In terms of architecture Iceland was largely influenced by its history of overseas connections. People and economic ties brought in material, knowledge, styles and trends creating a sort of potpourri of approaches to building.
Image take from runawayjane / Hallgrímur, Reykjavik, Iceland. Front entrance faceade Gudjon Samuelsson 1937-86.
A constant of course is the harsh weather and the environmental conditions. In addition the available building materials shaped the early architecture types, the grass- and turf-covered houses as a result of a lack of wood as building material. These earth houses were optimised in terms of isolation and exposure to weather changes, but required a lot of maintenance and rebuilding. at least every two years the unit basically had to be rebuilt. It was to a large extend a living house as such with its shape and extend in constant change.
One of the first to document the Icelandic architecture tradition was Edwin Sacher, who in 1938 wrote his PhD dissertation on the subject. He also was an imported interest, he was a German architectural scholar who promoted the vernacular icelandic architecture. Since these days a lot happened in the Icelandic architecture scene happend and a new Jovis publication looks at how architecture as a discipline and a practice presents itself today.

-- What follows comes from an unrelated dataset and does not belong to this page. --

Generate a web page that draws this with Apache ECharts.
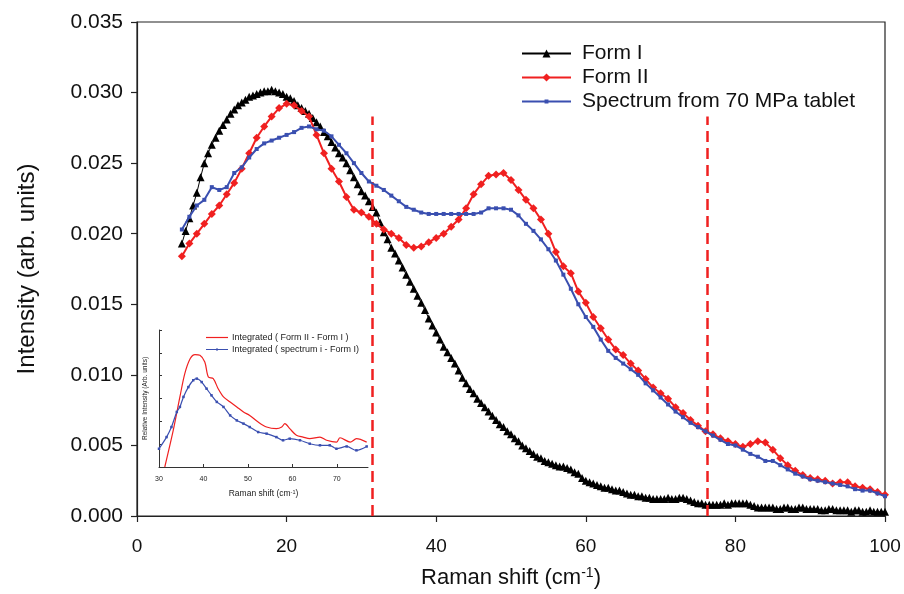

Since the turf buildings new technologies with prefabrication and then especially concrete found their way quickly into the building practice in Iceland. Also the introduction of stone as a building material. Modernism found its way onto the island together with a number of architects trained abroad after the Second World War.
One of the fascinating aspects today as Kenneth Frampton remarked in 1987, is not so much what is built, but also what could be built. With this especially the landscape in Iceland is moved to the centre of the discussion as it is, beside the weather, the most dramatic condition. The building in connection with the landscape is then also on of the topics the architecture has to live up to an position itself.
Image taken from 3.bp / Project by Jin Choi & Thomas Shine of Choi+Shine for a new type of pylons submitted to a competition organised by Icelandic electrical transmission company Landsnet and the Association of Icelandic Architects. The project was titled Land of Giants. See the winning project, which is actually pretty similar in some points HERE at dezen.
The publication presents a brief recap of the history as wel a selection of recent projects. a third large part are interviews where the context of architecture in iceland is discussed. Well actually they are not really interviews but really conversations. In the context of these conversations the projects are discussed and this makes for a very different presentation of the architecture of a place. Its not your usual architecture guide, nor is it a monograph, nor a simple collection. Its really the quest to find the specifics of architecture for a place that has no international identity in the area of architecture.
The format of presentation makes this an interesting exchange between publication and reader in the sense that one feels involved in the conversation and the feeling of discovery amongst it. It transports as the publication accompanying an exhibition on the subject of architecture in Iceland a sense of excitement. The exhibition unfortunately closed this month at the German Architecture Museum in Frankfurt. See HERE for a preview with sample pages of the publication.
Cachola Schmal, P. ed., 2011. Iceland and Architecture?, Berlin: Jovis Verlag.